The \( V_{23}^{\infty } \) values in solvent (1) − [solute (2) + solute (3)] systems, where the mixed solutes (2 and 3) only slightly ionized, were observed on the additivity line. This result indicated that only solvent (1) molecules can exist around an isolated solute (2) molecule or an isolated solute (3) molecule at infinite dilution. Therefore, even if x3 is changed at infinite dilution, the volume occupied by one isolated solute (2) molecule or one isolated solute (3) molecule must not change. Consequently, all \( V_{23}^{\infty } \) values were observed on the additivity line.

However, \( V_{23}^{\infty } \) in water − [pyridine + fatty acid (acetic acid, propionic acid, or butyric acid)] systems negatively deviate from the additivity line. From the measurement results of κ and ΔHmix, the negative deviations of \( V_{23}^{\infty } \) from the additivity line were attributed to the ionic hydration of pyridine and the fatty acid. Therefore, by measuring \( V_{23}^{\infty } \) at several x3 values, we can observe electrostriction in water − [pyridine + fatty acid] systems.

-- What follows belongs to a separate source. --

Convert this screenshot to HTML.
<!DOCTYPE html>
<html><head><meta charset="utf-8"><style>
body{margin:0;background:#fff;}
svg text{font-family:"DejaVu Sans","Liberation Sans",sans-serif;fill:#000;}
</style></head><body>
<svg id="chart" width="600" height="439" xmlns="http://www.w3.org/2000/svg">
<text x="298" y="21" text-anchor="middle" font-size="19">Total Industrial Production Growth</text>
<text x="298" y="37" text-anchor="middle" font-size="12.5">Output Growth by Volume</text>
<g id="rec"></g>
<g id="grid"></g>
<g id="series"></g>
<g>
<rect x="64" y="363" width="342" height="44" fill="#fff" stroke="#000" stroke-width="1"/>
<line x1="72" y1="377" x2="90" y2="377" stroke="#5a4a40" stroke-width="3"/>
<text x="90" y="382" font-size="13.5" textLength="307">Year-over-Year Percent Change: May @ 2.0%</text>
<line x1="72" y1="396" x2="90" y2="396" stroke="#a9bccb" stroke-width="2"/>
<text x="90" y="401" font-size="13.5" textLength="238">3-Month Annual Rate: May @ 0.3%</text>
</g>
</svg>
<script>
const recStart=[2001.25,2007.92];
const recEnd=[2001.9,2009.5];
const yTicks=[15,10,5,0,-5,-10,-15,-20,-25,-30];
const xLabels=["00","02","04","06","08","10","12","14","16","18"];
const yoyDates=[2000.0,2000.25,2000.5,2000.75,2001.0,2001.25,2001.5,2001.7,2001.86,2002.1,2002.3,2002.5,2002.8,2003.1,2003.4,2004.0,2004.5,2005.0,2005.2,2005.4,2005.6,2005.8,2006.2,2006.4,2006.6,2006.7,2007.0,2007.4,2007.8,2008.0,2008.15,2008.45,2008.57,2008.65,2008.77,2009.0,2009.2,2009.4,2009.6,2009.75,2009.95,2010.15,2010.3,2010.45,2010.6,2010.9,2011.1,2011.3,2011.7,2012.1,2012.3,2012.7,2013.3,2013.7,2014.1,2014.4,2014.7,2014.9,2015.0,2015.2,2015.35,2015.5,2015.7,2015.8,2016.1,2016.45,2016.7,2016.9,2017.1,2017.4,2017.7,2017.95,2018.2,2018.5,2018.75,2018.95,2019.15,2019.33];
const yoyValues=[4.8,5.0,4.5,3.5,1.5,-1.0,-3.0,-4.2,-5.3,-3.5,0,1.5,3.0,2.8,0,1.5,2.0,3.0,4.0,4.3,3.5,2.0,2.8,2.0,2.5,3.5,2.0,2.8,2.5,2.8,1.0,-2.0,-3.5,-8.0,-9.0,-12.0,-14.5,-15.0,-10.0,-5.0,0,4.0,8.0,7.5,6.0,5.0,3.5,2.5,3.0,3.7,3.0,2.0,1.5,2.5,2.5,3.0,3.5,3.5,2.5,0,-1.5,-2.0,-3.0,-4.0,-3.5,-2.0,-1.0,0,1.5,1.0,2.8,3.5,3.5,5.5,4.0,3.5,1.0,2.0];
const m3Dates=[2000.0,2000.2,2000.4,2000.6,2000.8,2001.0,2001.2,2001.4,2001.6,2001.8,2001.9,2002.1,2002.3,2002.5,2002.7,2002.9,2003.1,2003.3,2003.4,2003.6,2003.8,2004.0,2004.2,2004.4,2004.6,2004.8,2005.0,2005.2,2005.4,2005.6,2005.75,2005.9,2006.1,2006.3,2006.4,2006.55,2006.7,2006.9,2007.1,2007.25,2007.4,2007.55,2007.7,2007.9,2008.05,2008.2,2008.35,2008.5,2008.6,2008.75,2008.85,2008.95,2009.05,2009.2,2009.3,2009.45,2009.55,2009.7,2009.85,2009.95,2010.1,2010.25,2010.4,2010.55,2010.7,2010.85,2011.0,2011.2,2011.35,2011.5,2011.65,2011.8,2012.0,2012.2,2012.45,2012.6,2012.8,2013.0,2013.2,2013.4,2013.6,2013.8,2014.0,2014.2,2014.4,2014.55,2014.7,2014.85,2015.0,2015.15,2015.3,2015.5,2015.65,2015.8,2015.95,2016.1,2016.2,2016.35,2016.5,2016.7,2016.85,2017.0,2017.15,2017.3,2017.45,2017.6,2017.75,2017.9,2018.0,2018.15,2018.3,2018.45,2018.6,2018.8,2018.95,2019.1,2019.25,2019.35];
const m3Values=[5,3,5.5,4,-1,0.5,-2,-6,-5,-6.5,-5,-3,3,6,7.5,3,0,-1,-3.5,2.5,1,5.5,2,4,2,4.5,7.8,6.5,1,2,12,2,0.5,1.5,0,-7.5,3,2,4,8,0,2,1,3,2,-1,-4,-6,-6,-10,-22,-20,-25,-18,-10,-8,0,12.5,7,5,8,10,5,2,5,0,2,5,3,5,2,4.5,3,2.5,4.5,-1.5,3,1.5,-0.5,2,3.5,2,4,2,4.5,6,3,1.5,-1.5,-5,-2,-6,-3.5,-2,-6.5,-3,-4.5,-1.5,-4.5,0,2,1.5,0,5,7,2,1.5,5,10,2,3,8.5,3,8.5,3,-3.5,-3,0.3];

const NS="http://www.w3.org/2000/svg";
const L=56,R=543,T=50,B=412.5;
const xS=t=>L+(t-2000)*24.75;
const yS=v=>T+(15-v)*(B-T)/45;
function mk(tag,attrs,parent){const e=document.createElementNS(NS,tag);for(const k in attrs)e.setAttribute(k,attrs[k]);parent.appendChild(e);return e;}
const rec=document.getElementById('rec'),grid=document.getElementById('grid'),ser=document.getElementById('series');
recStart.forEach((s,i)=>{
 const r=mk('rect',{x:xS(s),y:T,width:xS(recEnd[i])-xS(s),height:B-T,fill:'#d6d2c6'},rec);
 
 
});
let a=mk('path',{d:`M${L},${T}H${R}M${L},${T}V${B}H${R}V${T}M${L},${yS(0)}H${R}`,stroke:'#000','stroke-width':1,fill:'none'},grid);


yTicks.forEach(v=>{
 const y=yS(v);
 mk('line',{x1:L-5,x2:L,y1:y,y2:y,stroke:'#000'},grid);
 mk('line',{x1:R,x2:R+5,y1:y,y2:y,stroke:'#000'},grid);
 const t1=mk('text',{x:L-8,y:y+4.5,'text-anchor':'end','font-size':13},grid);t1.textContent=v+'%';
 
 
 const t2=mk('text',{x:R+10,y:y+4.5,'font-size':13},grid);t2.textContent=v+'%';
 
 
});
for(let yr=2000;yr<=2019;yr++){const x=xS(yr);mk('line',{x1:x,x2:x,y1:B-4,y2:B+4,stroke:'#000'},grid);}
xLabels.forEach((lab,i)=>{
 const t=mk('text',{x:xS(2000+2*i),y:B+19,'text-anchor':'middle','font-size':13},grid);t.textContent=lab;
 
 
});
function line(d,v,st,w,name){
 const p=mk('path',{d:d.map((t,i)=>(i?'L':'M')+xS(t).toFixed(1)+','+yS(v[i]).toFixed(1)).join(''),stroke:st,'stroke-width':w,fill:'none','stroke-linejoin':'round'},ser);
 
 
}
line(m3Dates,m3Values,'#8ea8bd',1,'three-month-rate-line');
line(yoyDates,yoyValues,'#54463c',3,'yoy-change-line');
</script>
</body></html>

Conversely, \( V_{3}^{\infty } \) in all 14 [solvent (1) + solvent (2)] − solute (3) systems deviated in complex ways from the additivity line. However, we could not clarify the reasons for this because numerous factors had to be considered. Thus, it was confirmed that the behavior of \( V_{3}^{\infty } \) is much more complicated than that of \( V_{23}^{\infty }.\) We intend to consider the behavior of \( V_{3}^{\infty } \) in each [solvent (1) + solvent (2)] − solute (3) system in more detail by experiment and theory in the future.